At 33, pianist Jason Lindner is a few years younger than some of the charts the Vanguard Orchestra plays, yet he has been leading a big band for 11 years and has just finished his second CD with the group, Live at the Jazz Gallery. Lindner built a reputation in the scruffy student-and-musician club Small’s playing original music that is not much concerned with the big-band tradition. “I never wanted to play standards,” Lindner says. “The whole concept of my group is featuring new music.” The group’s first CD notably included a rap about Mary Lou Williams. Yet Lindner is no iconoclast. His nuanced arrangements combine jazz with influences from Latin America, Africa and the Middle East as well as hip-hop and other urban music that he heard growing up in New York. Now based at the dumpster-decorated lounge Fat Cat, Lindner seems proud that he has won an audience that is not a typical jazz crowd. “So many people that came to Small’s told me, ‘Wow, this is the first jazz group I’ve ever heard.’ That’s kind of cool. That’s exciting, that’s really a live, living thing.”

Trumpeter and bandleader Steven Bernstein agrees: “My whole audience—young people, basically—never hear this kind of music, and they’re just blown away. Because there’s a feeling when all those horns hit that beautiful chord. It’s a thing of beauty, man.” Bernstein, best known for his noisy party band Sex Mob, leads one of the most bewitchingly contemporary groups in New York, the nine-piece Millennial Territory Orchestra (MTO), which has finally released its first CD, MTO, Vol. 1 (Sunnyside Records). Beginning with a residency at Tonic five years ago, MTO seems to have managed the impossible task of making 1920s and ’30s big-band charts cool again, giving the group a gritty intensity that somehow segues seamlessly into rocked-up versions of James Bond themes as well as pop and soul covers with a free-jazz edge. The result is a musical gumbo that reduces all of American popular music—from Storyville to the Fillmore West and beyond—to a simmering, steamy essence.

In a very different way, Maria Schneider is also redefining orchestral jazz for the new millennium. Though she studied with famed arranger Bob Brookmeyer and worked with the Vanguard Orchestra early in her career, she says, “I try my hardest not to make it sound like a big band.” She uses woodwind doubles and unusual arranging techniques to create new sounds for her through-composed pieces that are “in a way closer to classical music except that [they] couldn’t possibly be played just by classical musicians.”

Schneider built her reputation as a bandleader with a weekly spot at Visiones from 1993 to ’98, though she now spends much of her time touring with her own group and working with orchestras around the world. She won a Grammy for her 2004 CD, Concert in the Garden (ArtistShare), and has proven that it is still possible to have a major career writing for, and leading, big bands.

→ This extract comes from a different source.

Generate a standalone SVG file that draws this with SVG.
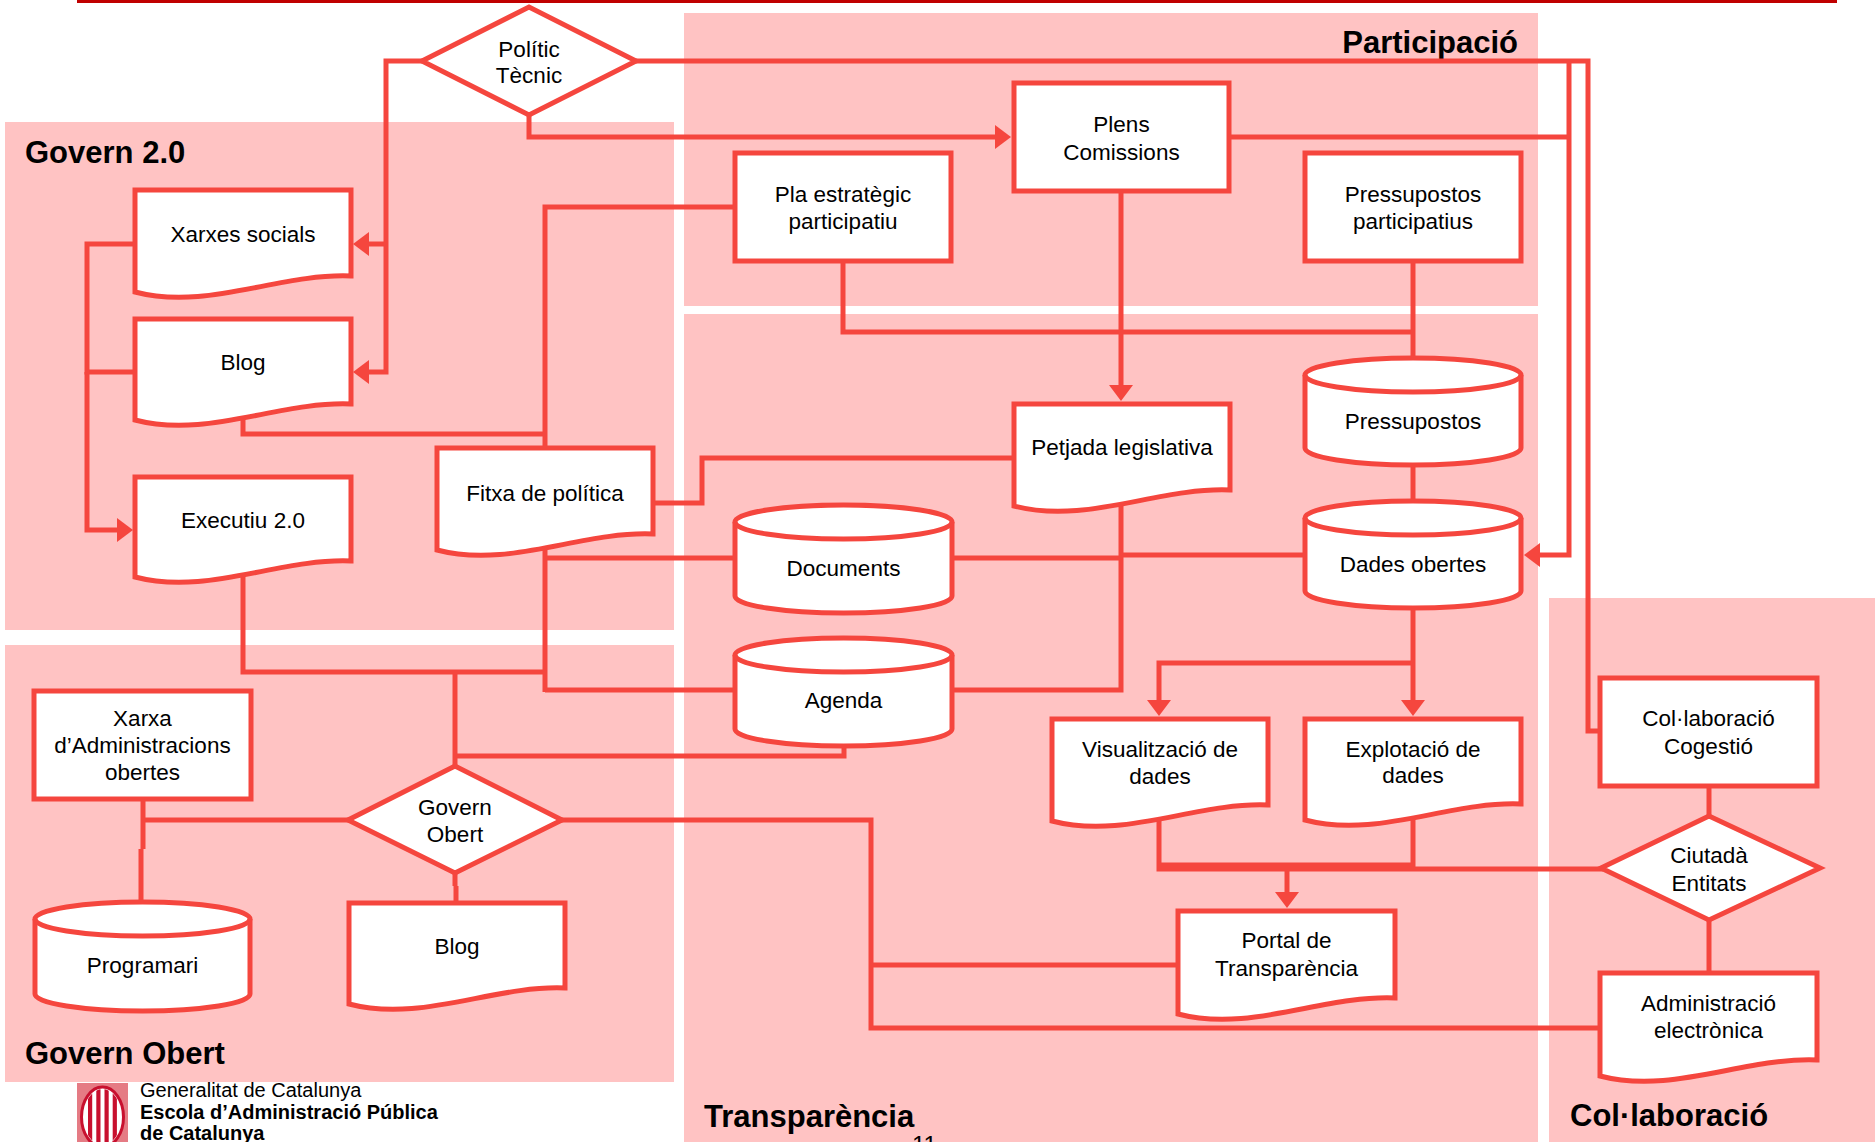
<svg xmlns="http://www.w3.org/2000/svg" width="1875" height="1142" viewBox="0 0 1875 1142">
<style>
.reg{fill:#ffc3c3}
.rt{font-family:"Liberation Sans",Arial,sans-serif;font-weight:bold;font-size:31px;fill:#000}
.nd{fill:#fff;stroke:#f5463e;stroke-width:5}
.ln{fill:none;stroke:#f5463e;stroke-width:5}
.t{font-family:"Liberation Sans",Arial,sans-serif;font-size:22.5px;fill:#000;text-anchor:middle}
.c{fill:none;stroke:#f5463e;stroke-width:5}
.ca{fill:none;stroke:#f5463e;stroke-width:5;marker-end:url(#arr)}
.lg{font-family:"Liberation Sans",Arial,sans-serif;font-size:20px;fill:#000}
</style>
<defs>
<marker id="arr" markerUnits="userSpaceOnUse" markerWidth="16" markerHeight="24" refX="12" refY="12" orient="auto" viewBox="0 0 16 24">
<path d="M0,0 L16,12 L0,24 Z" fill="#f5463e"/>
</marker>
<clipPath id="ovl"><ellipse cx="102.5" cy="1117" rx="19" ry="28"/></clipPath>
</defs>

<g id="background">
<line x1="77" y1="1.5" x2="1837" y2="1.5" stroke="#c00000" stroke-width="3"/>
<rect class="reg" x="5" y="122" width="669" height="508"/>
<rect class="reg" x="5" y="645" width="669" height="437"/>
<rect class="reg" x="684" y="13" width="854" height="293"/>
<rect class="reg" x="684" y="314" width="854" height="828"/>
<rect class="reg" x="1549" y="598" width="326" height="544"/>
<text class="rt" x="25" y="163">Govern 2.0</text>
<text class="rt" x="25" y="1064">Govern Obert</text>
<text class="rt" x="1518" y="53" text-anchor="end">Participació</text>
<text class="rt" x="704" y="1127">Transparència</text>
<text class="rt" x="1570" y="1126">Col·laboració</text>
</g>

<g id="connectors">
<path class="ca" d="M422,61 H386 V372 H357"/>
<path class="ca" d="M386,244 H357"/>
<path class="c" d="M135,244 H87 V372 H135"/>
<path class="ca" d="M87,372 V530 H129"/>
<path class="c" d="M243,410 V434 H545"/>
<path class="c" d="M735,207 H545 V450"/>
<path class="c" d="M653,503 H702 V458 H1014"/>
<path class="c" d="M545,540 V692"/>
<path class="c" d="M735,558 H545"/>
<path class="c" d="M735,690 H545"/>
<path class="c" d="M243,570 V672 H545"/>
<path class="c" d="M455,672 V768"/>
<path class="c" d="M844,740 V756 H455"/>
<path class="ca" d="M529,115 V137 H1007"/>
<path class="c" d="M1229,137 H1569"/>
<path class="c" d="M636,61 H1588 V731 H1600"/>
<path class="ca" d="M1569,61 V555 H1528"/>
<path class="ca" d="M1121,191 V397"/>
<path class="c" d="M843,261 V332 H1413"/>
<path class="c" d="M1413,261 V360"/>
<path class="c" d="M1413,460 V503"/>
<path class="c" d="M1121,500 V690 H952"/>
<path class="c" d="M952,558 H1121"/>
<path class="c" d="M1121,555 H1305"/>
<path class="ca" d="M1413,604 V712"/>
<path class="ca" d="M1413,663 H1159 V712"/>
<path class="c" d="M1159,812 V869 H1603"/>
<path class="c" d="M1413,812 V865 H1159"/>
<path class="ca" d="M1287,867 V904"/>
<path class="c" d="M1709,786 V818"/>
<path class="c" d="M1709,918 V975"/>
<path class="c" d="M560,820 H871 V1028 H1600"/>
<path class="c" d="M1178,965 H871"/>
<path class="c" d="M350,820 H142"/>
<path class="c" d="M143,799 V849 M141,849 V904"/>
<path class="c" d="M455,871 V886 M456,886 V905"/>
</g>

<g id="n-politic">
<polygon class="nd" points="422,61 529,7 636,61 529,115"/>
<text class="t" x="529" y="57">Polític</text>
<text class="t" x="529" y="83">Tècnic</text>
</g>
<g id="n-xarxes">
<path class="nd" d="M135,190 H351 V276 C279,273 207,311 135,292 Z"/>
<text class="t" x="243" y="242">Xarxes socials</text>
</g>
<g id="n-blog1">
<path class="nd" d="M135,319 H351 V404 C279,401 207,439 135,420 Z"/>
<text class="t" x="243" y="370">Blog</text>
</g>
<g id="n-executiu">
<path class="nd" d="M135,477 H351 V561 C279,558 207,596 135,577 Z"/>
<text class="t" x="243" y="528">Executiu 2.0</text>
</g>
<g id="n-fitxa">
<path class="nd" d="M437,448 H653 V534 C581,531 509,569 437,550 Z"/>
<text class="t" x="545" y="501">Fitxa de política</text>
</g>
<g id="n-pla">
<rect class="nd" x="735" y="153" width="216" height="108"/>
<text class="t" x="843" y="202">Pla estratègic</text>
<text class="t" x="843" y="229">participatiu</text>
</g>
<g id="n-plens">
<rect class="nd" x="1014" y="83" width="215" height="108"/>
<text class="t" x="1121.5" y="132">Plens</text>
<text class="t" x="1121.5" y="160">Comissions</text>
</g>
<g id="n-pp">
<rect class="nd" x="1305" y="153" width="216" height="108"/>
<text class="t" x="1413" y="202">Pressupostos</text>
<text class="t" x="1413" y="229">participatius</text>
</g>
<g id="n-petjada">
<path class="nd" d="M1014,404 H1230 V490 C1158,487 1086,525 1014,506 Z"/>
<text class="t" x="1122" y="455">Petjada legislativa</text>
</g>
<g id="n-pressupostos">
<path class="nd" d="M1305,375 A108,17 0 0 1 1521,375 V448 A108,17 0 0 1 1305,448 Z"/>
<path class="ln" d="M1305,375 A108,17 0 0 0 1521,375"/>
<text class="t" x="1413" y="429">Pressupostos</text>
</g>
<g id="n-dades">
<path class="nd" d="M1305,518 A108,17 0 0 1 1521,518 V591 A108,17 0 0 1 1305,591 Z"/>
<path class="ln" d="M1305,518 A108,17 0 0 0 1521,518"/>
<text class="t" x="1413" y="572">Dades obertes</text>
</g>
<g id="n-documents">
<path class="nd" d="M735,522 A108.5,17 0 0 1 952,522 V596 A108.5,17 0 0 1 735,596 Z"/>
<path class="ln" d="M735,522 A108.5,17 0 0 0 952,522"/>
<text class="t" x="843.5" y="576">Documents</text>
</g>
<g id="n-agenda">
<path class="nd" d="M735,655 A108.5,17 0 0 1 952,655 V729 A108.5,17 0 0 1 735,729 Z"/>
<path class="ln" d="M735,655 A108.5,17 0 0 0 952,655"/>
<text class="t" x="843.5" y="708">Agenda</text>
</g>
<g id="n-visualitzacio">
<path class="nd" d="M1052,719 H1268 V805 C1196,802 1124,840 1052,821 Z"/>
<text class="t" x="1160" y="757">Visualització de</text>
<text class="t" x="1160" y="784">dades</text>
</g>
<g id="n-explotacio">
<path class="nd" d="M1305,719 H1521 V804 C1449,801 1377,839 1305,820 Z"/>
<text class="t" x="1413" y="757">Explotació de</text>
<text class="t" x="1413" y="783">dades</text>
</g>
<g id="n-portal">
<path class="nd" d="M1178,911 H1395 V998 C1323,995 1250,1033 1178,1014 Z"/>
<text class="t" x="1286.5" y="948">Portal de</text>
<text class="t" x="1286.5" y="976">Transparència</text>
</g>
<g id="n-cogestio">
<rect class="nd" x="1600" y="678" width="217" height="108"/>
<text class="t" x="1708.5" y="725.5">Col·laboració</text>
<text class="t" x="1708.5" y="754">Cogestió</text>
</g>
<g id="n-ciutada">
<polygon class="nd" points="1601,868 1709,816 1820,868 1709,920"/>
<text class="t" x="1709" y="863">Ciutadà</text>
<text class="t" x="1709" y="891">Entitats</text>
</g>
<g id="n-admin">
<path class="nd" d="M1600,973 H1817 V1060 C1745,1057 1672,1095 1600,1076 Z"/>
<text class="t" x="1708.5" y="1011">Administració</text>
<text class="t" x="1708.5" y="1038">electrònica</text>
</g>
<g id="n-xarxa-admin">
<rect class="nd" x="34" y="691" width="217" height="108"/>
<text class="t" x="142.5" y="726">Xarxa</text>
<text class="t" x="142.5" y="753">d’Administracions</text>
<text class="t" x="142.5" y="780">obertes</text>
</g>
<g id="n-govern-obert">
<polygon class="nd" points="348,820 455,766 562,820 455,873"/>
<text class="t" x="455" y="815">Govern</text>
<text class="t" x="455" y="842">Obert</text>
</g>
<g id="n-programari">
<path class="nd" d="M35,919 A107.5,17 0 0 1 250,919 V994 A107.5,17 0 0 1 35,994 Z"/>
<path class="ln" d="M35,919 A107.5,17 0 0 0 250,919"/>
<text class="t" x="142.5" y="973">Programari</text>
</g>
<g id="n-blog2">
<path class="nd" d="M349,903 H565 V988 C493,985 421,1023 349,1004 Z"/>
<text class="t" x="457" y="954">Blog</text>
</g>

<g id="footer">
<rect x="77" y="1083" width="51" height="62" fill="#e57b84"/>
<ellipse cx="102.5" cy="1117" rx="21" ry="30" fill="#fff" stroke="#c8102e" stroke-width="3"/>
<g clip-path="url(#ovl)" fill="#c8102e">
<rect x="88" y="1085" width="4.2" height="60"/>
<rect x="96.3" y="1085" width="4.2" height="60"/>
<rect x="104.5" y="1085" width="4.2" height="60"/>
<rect x="112.7" y="1085" width="4.2" height="60"/>
</g>
<text class="lg" x="140" y="1097">Generalitat de Catalunya</text>
<text class="lg" x="140" y="1119" font-weight="bold">Escola d’Administració Pública</text>
<text class="lg" x="140" y="1140" font-weight="bold">de Catalunya</text>
<text x="912" y="1153" font-family="Liberation Sans, Arial, sans-serif" font-size="24" fill="#000">11</text>
</g>
</svg>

Of course, the elephant in the room in any discussion of New York big bands is the Jazz at Lincoln Center Orchestra (JLCO) with Wynton Marsalis. The group’s state-of-the-art facility in the Time Warner building, collaborations with countless jazz legends, not-for-profit status and high media profile put it in a separate category from most bands. And yet Marsalis wants to make clear that JLCO isn’t living on Easy Street: “We’re always trying to raise money—we’re not here on vacation. It takes a lot of effort and energy to maintain that building, to keep the doors open.”

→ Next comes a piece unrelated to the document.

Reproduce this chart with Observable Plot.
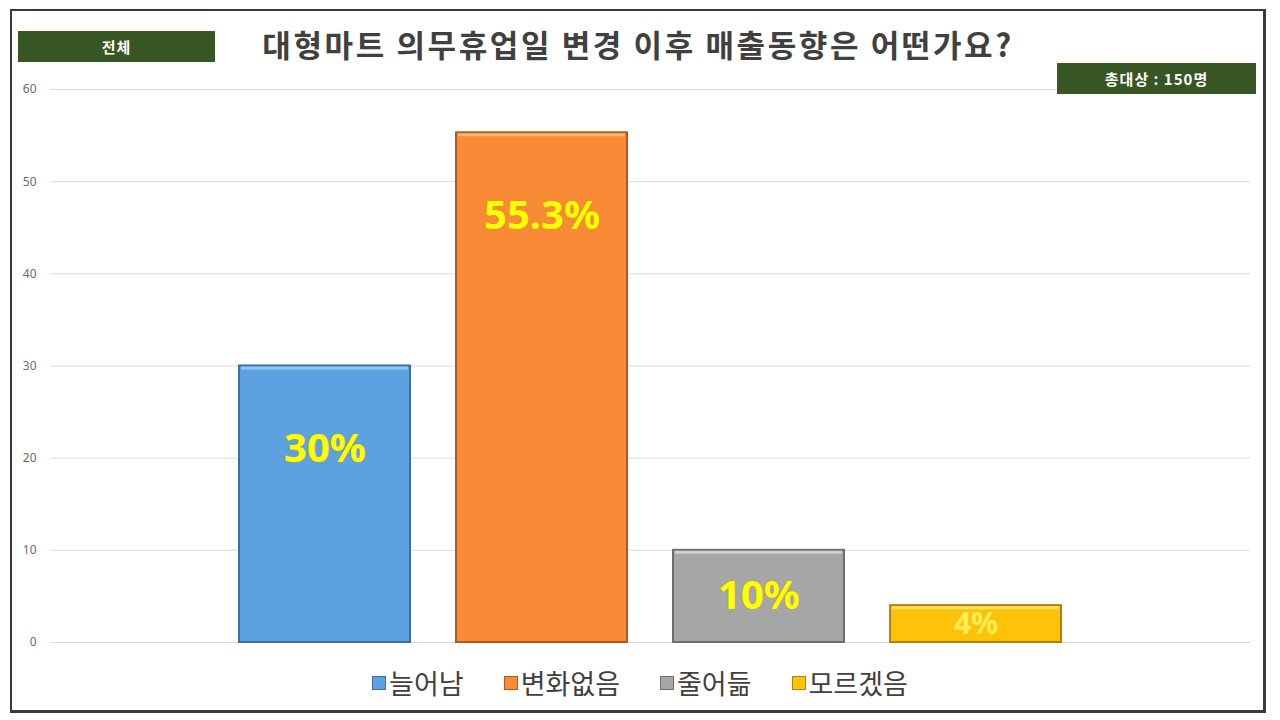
<!DOCTYPE html>
<html><head><meta charset="utf-8">
<script src="https://cdn.jsdelivr.net/npm/d3@7"></script>
<script src="https://cdn.jsdelivr.net/npm/@observablehq/plot@0.6"></script>
<style>
body{margin:0;background:#fff;}
#wrap{position:relative;width:1280px;height:720px;overflow:hidden;background:#fff;font-family:"Noto Sans CJK KR","Noto Sans",sans-serif;}
#chart{position:absolute;left:0;top:0;}
#frame{position:absolute;left:10px;top:9px;width:1256px;height:704px;border:2.5px solid #3a3a3a;border-right-width:3px;border-bottom-width:3px;box-sizing:border-box;pointer-events:none;}
#title{position:absolute;left:0;width:1276px;top:20px;text-align:center;font-size:31px;font-weight:700;color:#404040;line-height:48px;letter-spacing:2.6px;}
.badge{position:absolute;background:#375623;color:#fff;font-weight:700;font-size:15px;letter-spacing:1px;text-align:center;line-height:31px;height:31px;}
#legend{position:absolute;left:0;width:1280px;top:662px;display:flex;justify-content:center;gap:40px;font-size:27px;color:#404040;line-height:42px;}
#legend .item{display:flex;align-items:center;gap:3px;}
#legend .sw{width:14px;height:14px;box-sizing:border-box;border:1.5px solid;}
</style></head>
<body>
<div id="wrap">
  <div id="chart"></div>
  <div id="title"></div>
  <div class="badge" id="b1" style="left:18px;top:31px;width:197px;"></div>
  <div class="badge" id="b2" style="left:1057px;top:63px;width:199px;"></div>
  <div id="legend"></div>
  <div id="frame"></div>
</div>
<script>
const titleText = "대형마트 의무휴업일 변경 이후 매출동향은 어떤가요?";
const badgeLeft = "전체";
const badgeRight = "총대상 : 150명";
const categories = ["늘어남", "변화없음", "줄어듦", "모르겠음"];
const values = [30, 55.3, 10, 4];
const valueLabels = ["30%", "55.3%", "10%", "4%"];
const colors = ["#5ea1e0", "#f98a36", "#a6a6a6", "#ffc20a"];
const edgeColors = ["#3d6f9e", "#b15a1c", "#6e6e6e", "#b08400"];
const highlightColors = ["#8cc8f5", "#ffb36b", "#d0d0d0", "#ffe060"];
const yTicks = [0, 10, 20, 30, 40, 50, 60];

const data = categories.map((c, i) => ({
  category: c, value: values[i], label: valueLabels[i],
  color: colors[i], edge: edgeColors[i], hi: highlightColors[i]
}));

document.getElementById("title").textContent = titleText;
document.getElementById("b1").textContent = badgeLeft;
document.getElementById("b2").textContent = badgeRight;

const labelY = d => Math.max(d.value / 2, d.value - 9);

const chart = Plot.plot({
  width: 1280,
  height: 720,
  marginTop: 89,
  marginBottom: 78,
  marginLeft: 50,
  marginRight: 30,
  style: {fontFamily: "'Noto Sans', 'Noto Sans CJK KR', sans-serif", background: "transparent"},
  x: {domain: categories, paddingInner: 0.214, paddingOuter: 0.868, axis: null},
  y: {domain: [0, 60], ticks: yTicks, label: null},
  marks: [
    Plot.ruleY(yTicks, {stroke: "#dcdcdc", strokeWidth: 1}),
    Plot.axisY({ticks: yTicks, tickSize: 0, tickPadding: 14, fontSize: 12, fill: "#6b6b6b", label: null}),
    Plot.barY(data, {x: "category", y: "value", fill: d => d.color, stroke: d => d.edge, strokeWidth: 2}),
    Plot.tickY(data, {x: "category", y: "value", stroke: d => d.hi, strokeWidth: 3, dy: 2, inset: 2}),
    Plot.text(data.filter(d => d.value >= 5), {x: "category", y: labelY, text: "label", fill: "#ffff00",
      fontSize: 40, fontWeight: 700, stroke: "#c8a000", strokeWidth: 0.6, paintOrder: "stroke"}),
    Plot.text(data.filter(d => d.value < 5), {x: "category", y: labelY, text: "label", fill: "#ffee55",
      fontSize: 30, fontWeight: 700})
  ]
});
chart.style.color = "#6b6b6b";
document.getElementById("chart").appendChild(chart);

const legend = document.getElementById("legend");
data.forEach(d => {
  const item = document.createElement("div");
  item.className = "item";
  const sw = document.createElement("div");
  sw.className = "sw";
  sw.style.background = d.color;
  sw.style.borderColor = d.edge;
  const t = document.createElement("span");
  t.textContent = d.category;
  item.appendChild(sw); item.appendChild(t);
  legend.appendChild(item);
});
</script>
</body></html>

As part of its mission to keep the music of the past alive, the JLCO has performed everything from Paul Whiteman to John Coltrane. “I think we have an eclectic sound,” says Marsalis. “We play a wide range of music. It’s kind of like a modern American sound that incorporates all of the music that came before it.” The orchestra is also constantly pushing itself, debuting ambitious compositions such as Congo Square, Marsalis’ recent collaboration with Ghanaian percussionist Yacub Addy and his ensemble Odadaa! Big bands are at the heart of the Jazz at Lincoln Center vision, whether it is the JLCO, the Afro-Latin Jazz Orchestra under the direction of Arturo O’Farrill, educational programs such as Essentially Ellington or visiting performers.

In addition to all the big bands that regularly play around town, dozens of groups perform and record as schedules permit. Recently Charles Tolliver’s powerhouse big band made a big impression on a new generation of musicians and listeners. Satoko Fujii leads edgy ensembles in both New York and Tokyo. Dave Holland, John Hollenbeck, Oliver Lake, Mike Longo and Bob Mintzer are all based in New York City, and new projects emerge constantly, fueled by little more than a bandleader’s artistic ambition.

“If you write jazz, a big band is what you want to do,” says David Berger. “A small group is about the soloists, but the big band is about the arranger. You hear these things in your head and you put all these dots on a piece of paper and it takes you a long time and then you put it in front of 15 guys and they interpret it and they make it greater than you could ever imagine.”

The payoff for the sidemen, says Lindner, is that “people want to play. Everyone wants to learn and play and absorb. I think just being a part of a working band is an exciting thing.”

It is possible to compare New York today unfavorably to decades past when jazz giants loomed everywhere: As Steven Bernstein’s mentor, the late trumpeter Jimmy Maxwell, told him, “Not only was there a big band in every hotel, there was a jazz trio playing in the Chinese restaurants.” Nonetheless, new and exciting music continues to pour out of the city. New York City will always be the big-band capital of the world for the simple reason that this is where the musicians are.

“I wouldn’t say that the state [of big bands in New York] is good because it’s so hard to make a living,” Bernstein says. “But I will say that people will continue to do this even if it’s proven impossible.”